> Data for this task
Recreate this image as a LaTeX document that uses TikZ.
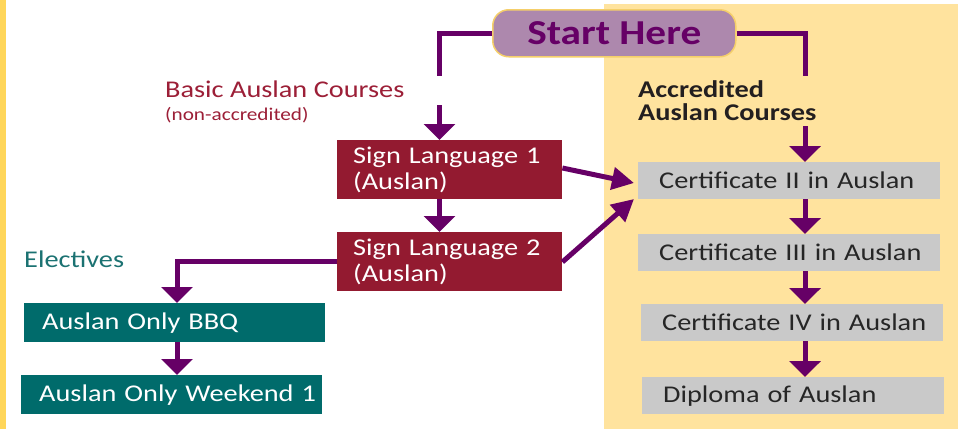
\documentclass[tikz,border=0pt]{standalone}
\usepackage{fontspec}
\setmainfont[FakeStretch=1.18]{Carlito}
\usetikzlibrary{arrows.meta,calc}
\definecolor{conn}{HTML}{660066}
\definecolor{startfill}{HTML}{AD88AD}
\definecolor{startborder}{HTML}{F5CF6A}
\definecolor{redbox}{HTML}{931A30}
\definecolor{redtext}{HTML}{9C1F37}
\definecolor{tealbox}{HTML}{006B6B}
\definecolor{tealtext}{HTML}{1B7272}
\definecolor{graybox}{HTML}{C9C9C9}
\definecolor{graytext}{HTML}{262626}
\definecolor{panel}{HTML}{FFE39E}
\definecolor{stripe}{HTML}{FFD65A}
\definecolor{acctext}{HTML}{231F20}
\tikzset{
  line/.style={draw=conn, line width=5pt},
  arr/.style={line, -{Triangle[width=31pt,length=16pt]}},
  darr/.style={line, -{Triangle[width=22pt,length=22pt]}},
  boxbase/.style={rectangle, anchor=north west, inner ysep=0pt, align=left, font=\fontsize{24}{26.5}\selectfont},
  redb/.style={boxbase, fill=redbox, text=white, minimum width=225pt, minimum height=59pt, inner xsep=16pt, text width=193pt},
  tealb/.style={boxbase, fill=tealbox, text=white, minimum width=301pt, minimum height=39pt, inner xsep=18pt, text width=265pt},
  grayb/.style={boxbase, fill=graybox, text=graytext, minimum width=302pt, minimum height=37pt, inner xsep=21pt, text width=260pt},
  lbl/.style={anchor=base west, inner sep=0pt, align=left},
}
\begin{document}
\begin{tikzpicture}[x=1pt, y=-1pt]
\useasboundingbox (0,0) rectangle (958,429);
\fill[white] (0,0) rectangle (958,429);
\fill[stripe] (0,0) rectangle (6,429);
\fill[panel] (604,4) rectangle (958,429);

% start
\node[rectangle, rounded corners=16pt, fill=startfill, draw=startborder, line width=1.5pt,
      minimum width=243pt, minimum height=47pt, anchor=north west, inner sep=0pt,
      text=conn, font=\fontsize{35}{37}\selectfont\bfseries] (start) at (492,9) {Start Here};

% labels
\node[lbl, text=redtext, font=\fontsize{24}{26}\selectfont] (basic) at (165,97) {Basic Auslan Courses};
\node[lbl, text=redtext, font=\fontsize{18}{20}\selectfont] (nonacc) at (165,120) {(non-accredited)};
\node[lbl, text=acctext, font=\fontsize{24}{24}\selectfont\bfseries] (acc1) at (638,97) {Accredited};
\node[lbl, text=acctext, font=\fontsize{24}{24}\selectfont\bfseries] (acc2) at (638,120) {Auslan Courses};
\node[lbl, text=tealtext, font=\fontsize{24}{26}\selectfont] (elect) at (24,267) {Electives};

% boxes
\node[redb] (sl1) at (337,140) {\mbox{Sign Language 1}\\\mbox{(Auslan)}};
\node[redb] (sl2) at (337,232) {\mbox{Sign Language 2}\\\mbox{(Auslan)}};
\node[tealb] (bbq) at (24,303) {\mbox{Auslan Only BBQ}};
\node[tealb] (wk) at (21,375) {\mbox{Auslan Only Weekend 1}};
\node[grayb] (c2) at (638,162) {\mbox{Certificate II in Auslan}};
\node[grayb] (c3) at (638,234) {\mbox{Certificate III in Auslan}};
\node[grayb] (c4) at (641,304) {\mbox{Certificate IV in Auslan}};
\node[grayb] (dip) at (642,377) {\mbox{Diploma of Auslan}};

% coordinates
\coordinate (lstop) at (439.5,76);
\coordinate (lstart) at (439.5,105);
\coordinate (rstop) at (805,76);
\coordinate (rstart) at (805,126);
\coordinate (ex) at (177,262);
\coordinate (t1) at (634,183);
\coordinate (t2) at (634,199);

% connectors
\draw[line] (start.west) -| (lstop);
\draw[line] (start.east) -| (rstop);
\draw[arr] (lstart) -- (lstart |- sl1.north);
\draw[arr] (lstart |- sl1.south) -- (lstart |- sl2.north);
\draw[arr] (sl2.west) -| (ex |- bbq.north);
\draw[arr] (ex |- bbq.south) -- (ex |- wk.north);
\draw[arr] (rstart) -- (rstart |- c2.north);
\draw[arr] (rstart |- c2.south) -- (rstart |- c3.north);
\draw[arr] (rstart |- c3.south) -- (rstart |- c4.north);
\draw[arr] (rstart |- c4.south) -- (rstart |- dip.north);
\draw[darr] (sl1.east |- 0,168) -- (t1);
\draw[darr] (sl2.east |- 0,262) -- (t2);
\end{tikzpicture}
\end{document}
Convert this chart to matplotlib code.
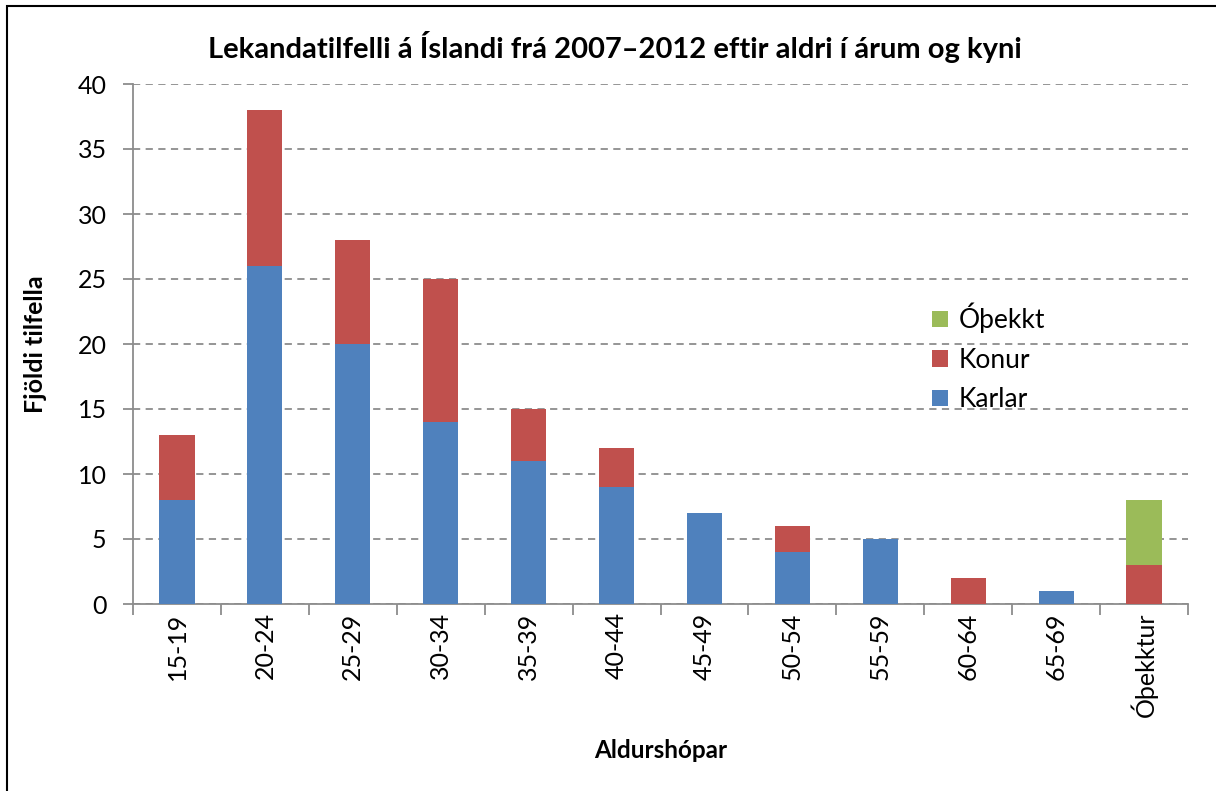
import matplotlib
matplotlib.use("Agg")
import matplotlib.pyplot as plt
from matplotlib.patches import Rectangle
import numpy as np

plt.rcParams['font.family'] = ['Lato', 'DejaVu Sans']

# age groups and case counts
aldurshopar = ['15-19', '20-24', '25-29', '30-34', '35-39', '40-44',
               '45-49', '50-54', '55-59', '60-64', '65-69', 'Óþekktur']
karlar = [8, 26, 20, 14, 11, 9, 7, 4, 5, 0, 1, 0]
konur = [5, 12, 8, 11, 4, 3, 0, 2, 0, 2, 0, 3]
othekkt = [0, 0, 0, 0, 0, 0, 0, 0, 0, 0, 0, 5]

blue = '#4F81BD'
red = '#C0504D'
green = '#9BBB59'

fig = plt.figure(figsize=(12.16, 7.91), dpi=100)
ax = fig.add_axes([133/1216, 1 - 604/791, (1188 - 133)/1216, (604 - 84)/791])

x = np.arange(len(aldurshopar))
w = 0.4
b1 = ax.bar(x, karlar, w, color=blue, label='Karlar', zorder=3)
b2 = ax.bar(x, konur, w, bottom=karlar, color=red, label='Konur', zorder=3)
bottom2 = np.array(karlar) + np.array(konur)
b3 = ax.bar(x, othekkt, w, bottom=bottom2, color=green, label='Óþekkt', zorder=3)

ax.set_xlim(-0.5, len(aldurshopar) - 0.5)
ax.set_ylim(0, 40)
ax.set_yticks(range(0, 41, 5))
ax.yaxis.grid(True, linestyle=(0, (4, 3)), color='#8c8c8c', linewidth=1.3, zorder=0)
ax.tick_params(axis='y', labelsize=18, length=7, color='#8c8c8c', width=1.3, pad=12)

# category labels between tick marks
ax.set_xticks(x)
ax.set_xticklabels(aldurshopar, rotation=90, fontsize=18)
ax.tick_params(axis='x', which='major', length=0, pad=6)
ax.set_xticks(np.arange(-0.5, len(aldurshopar)), minor=True)
ax.tick_params(axis='x', which='minor', length=8, color='#8c8c8c', width=1.3)

for s in ['top', 'right']:
    ax.spines[s].set_visible(False)
for s in ['left', 'bottom']:
    ax.spines[s].set_color('#8c8c8c')
    ax.spines[s].set_linewidth(1.3)

ax.set_xlabel('Aldurshópar', fontsize=17.5, fontweight='bold', labelpad=16)
ax.set_ylabel('Fjöldi tilfella', fontsize=18, fontweight='bold', labelpad=22)
fig.text(615/1216, 1 - 47/791, 'Lekandatilfelli á Íslandi frá 2007–2012 eftir aldri í árum og kyni',
         ha='center', va='center', fontsize=21, fontweight='bold')

ax.legend(handles=[b3, b2, b1], loc='upper left', bbox_to_anchor=(0.735, 0.625),
          frameon=False, fontsize=19, handlelength=0.6, handleheight=0.6,
          handletextpad=0.4, labelspacing=0.55)

fig.patches.append(Rectangle((7/1216, -0.1), 1.2, 1 - 6/791 + 0.1, transform=fig.transFigure,
                             fill=False, edgecolor='black', linewidth=1.5))

fig.savefig('out.png', dpi=100)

> Job
Write the entries above out in full, exactly, with no images.

> Full output
Recreate this image as a LaTeX document that uses TikZ.
\documentclass[tikz,border=0pt]{standalone}
\usepackage{fontspec}
\setmainfont[FakeStretch=1.18]{Carlito}
\usetikzlibrary{arrows.meta,calc}
\definecolor{conn}{HTML}{660066}
\definecolor{startfill}{HTML}{AD88AD}
\definecolor{startborder}{HTML}{F5CF6A}
\definecolor{redbox}{HTML}{931A30}
\definecolor{redtext}{HTML}{9C1F37}
\definecolor{tealbox}{HTML}{006B6B}
\definecolor{tealtext}{HTML}{1B7272}
\definecolor{graybox}{HTML}{C9C9C9}
\definecolor{graytext}{HTML}{262626}
\definecolor{panel}{HTML}{FFE39E}
\definecolor{stripe}{HTML}{FFD65A}
\definecolor{acctext}{HTML}{231F20}
\tikzset{
  line/.style={draw=conn, line width=5pt},
  arr/.style={line, -{Triangle[width=31pt,length=16pt]}},
  darr/.style={line, -{Triangle[width=22pt,length=22pt]}},
  boxbase/.style={rectangle, anchor=north west, inner ysep=0pt, align=left, font=\fontsize{24}{26.5}\selectfont},
  redb/.style={boxbase, fill=redbox, text=white, minimum width=225pt, minimum height=59pt, inner xsep=16pt, text width=193pt},
  tealb/.style={boxbase, fill=tealbox, text=white, minimum width=301pt, minimum height=39pt, inner xsep=18pt, text width=265pt},
  grayb/.style={boxbase, fill=graybox, text=graytext, minimum width=302pt, minimum height=37pt, inner xsep=21pt, text width=260pt},
  lbl/.style={anchor=base west, inner sep=0pt, align=left},
}
\begin{document}
\begin{tikzpicture}[x=1pt, y=-1pt]
\useasboundingbox (0,0) rectangle (958,429);
\fill[white] (0,0) rectangle (958,429);
\fill[stripe] (0,0) rectangle (6,429);
\fill[panel] (604,4) rectangle (958,429);

% start
\node[rectangle, rounded corners=16pt, fill=startfill, draw=startborder, line width=1.5pt,
      minimum width=243pt, minimum height=47pt, anchor=north west, inner sep=0pt,
      text=conn, font=\fontsize{35}{37}\selectfont\bfseries] (start) at (492,9) {Start Here};

% labels
\node[lbl, text=redtext, font=\fontsize{24}{26}\selectfont] (basic) at (165,97) {Basic Auslan Courses};
\node[lbl, text=redtext, font=\fontsize{18}{20}\selectfont] (nonacc) at (165,120) {(non-accredited)};
\node[lbl, text=acctext, font=\fontsize{24}{24}\selectfont\bfseries] (acc1) at (638,97) {Accredited};
\node[lbl, text=acctext, font=\fontsize{24}{24}\selectfont\bfseries] (acc2) at (638,120) {Auslan Courses};
\node[lbl, text=tealtext, font=\fontsize{24}{26}\selectfont] (elect) at (24,267) {Electives};

% boxes
\node[redb] (sl1) at (337,140) {\mbox{Sign Language 1}\\\mbox{(Auslan)}};
\node[redb] (sl2) at (337,232) {\mbox{Sign Language 2}\\\mbox{(Auslan)}};
\node[tealb] (bbq) at (24,303) {\mbox{Auslan Only BBQ}};
\node[tealb] (wk) at (21,375) {\mbox{Auslan Only Weekend 1}};
\node[grayb] (c2) at (638,162) {\mbox{Certificate II in Auslan}};
\node[grayb] (c3) at (638,234) {\mbox{Certificate III in Auslan}};
\node[grayb] (c4) at (641,304) {\mbox{Certificate IV in Auslan}};
\node[grayb] (dip) at (642,377) {\mbox{Diploma of Auslan}};

% coordinates
\coordinate (lstop) at (439.5,76);
\coordinate (lstart) at (439.5,105);
\coordinate (rstop) at (805,76);
\coordinate (rstart) at (805,126);
\coordinate (ex) at (177,262);
\coordinate (t1) at (634,183);
\coordinate (t2) at (634,199);

% connectors
\draw[line] (start.west) -| (lstop);
\draw[line] (start.east) -| (rstop);
\draw[arr] (lstart) -- (lstart |- sl1.north);
\draw[arr] (lstart |- sl1.south) -- (lstart |- sl2.north);
\draw[arr] (sl2.west) -| (ex |- bbq.north);
\draw[arr] (ex |- bbq.south) -- (ex |- wk.north);
\draw[arr] (rstart) -- (rstart |- c2.north);
\draw[arr] (rstart |- c2.south) -- (rstart |- c3.north);
\draw[arr] (rstart |- c3.south) -- (rstart |- c4.north);
\draw[arr] (rstart |- c4.south) -- (rstart |- dip.north);
\draw[darr] (sl1.east |- 0,168) -- (t1);
\draw[darr] (sl2.east |- 0,262) -- (t2);
\end{tikzpicture}
\end{document}
Convert this chart to matplotlib code.
import matplotlib
matplotlib.use("Agg")
import matplotlib.pyplot as plt
from matplotlib.patches import Rectangle
import numpy as np

plt.rcParams['font.family'] = ['Lato', 'DejaVu Sans']

# age groups and case counts
aldurshopar = ['15-19', '20-24', '25-29', '30-34', '35-39', '40-44',
               '45-49', '50-54', '55-59', '60-64', '65-69', 'Óþekktur']
karlar = [8, 26, 20, 14, 11, 9, 7, 4, 5, 0, 1, 0]
konur = [5, 12, 8, 11, 4, 3, 0, 2, 0, 2, 0, 3]
othekkt = [0, 0, 0, 0, 0, 0, 0, 0, 0, 0, 0, 5]

blue = '#4F81BD'
red = '#C0504D'
green = '#9BBB59'

fig = plt.figure(figsize=(12.16, 7.91), dpi=100)
ax = fig.add_axes([133/1216, 1 - 604/791, (1188 - 133)/1216, (604 - 84)/791])

x = np.arange(len(aldurshopar))
w = 0.4
b1 = ax.bar(x, karlar, w, color=blue, label='Karlar', zorder=3)
b2 = ax.bar(x, konur, w, bottom=karlar, color=red, label='Konur', zorder=3)
bottom2 = np.array(karlar) + np.array(konur)
b3 = ax.bar(x, othekkt, w, bottom=bottom2, color=green, label='Óþekkt', zorder=3)

ax.set_xlim(-0.5, len(aldurshopar) - 0.5)
ax.set_ylim(0, 40)
ax.set_yticks(range(0, 41, 5))
ax.yaxis.grid(True, linestyle=(0, (4, 3)), color='#8c8c8c', linewidth=1.3, zorder=0)
ax.tick_params(axis='y', labelsize=18, length=7, color='#8c8c8c', width=1.3, pad=12)

# category labels between tick marks
ax.set_xticks(x)
ax.set_xticklabels(aldurshopar, rotation=90, fontsize=18)
ax.tick_params(axis='x', which='major', length=0, pad=6)
ax.set_xticks(np.arange(-0.5, len(aldurshopar)), minor=True)
ax.tick_params(axis='x', which='minor', length=8, color='#8c8c8c', width=1.3)

for s in ['top', 'right']:
    ax.spines[s].set_visible(False)
for s in ['left', 'bottom']:
    ax.spines[s].set_color('#8c8c8c')
    ax.spines[s].set_linewidth(1.3)

ax.set_xlabel('Aldurshópar', fontsize=17.5, fontweight='bold', labelpad=16)
ax.set_ylabel('Fjöldi tilfella', fontsize=18, fontweight='bold', labelpad=22)
fig.text(615/1216, 1 - 47/791, 'Lekandatilfelli á Íslandi frá 2007–2012 eftir aldri í árum og kyni',
         ha='center', va='center', fontsize=21, fontweight='bold')

ax.legend(handles=[b3, b2, b1], loc='upper left', bbox_to_anchor=(0.735, 0.625),
          frameon=False, fontsize=19, handlelength=0.6, handleheight=0.6,
          handletextpad=0.4, labelspacing=0.55)

fig.patches.append(Rectangle((7/1216, -0.1), 1.2, 1 - 6/791 + 0.1, transform=fig.transFigure,
                             fill=False, edgecolor='black', linewidth=1.5))

fig.savefig('out.png', dpi=100)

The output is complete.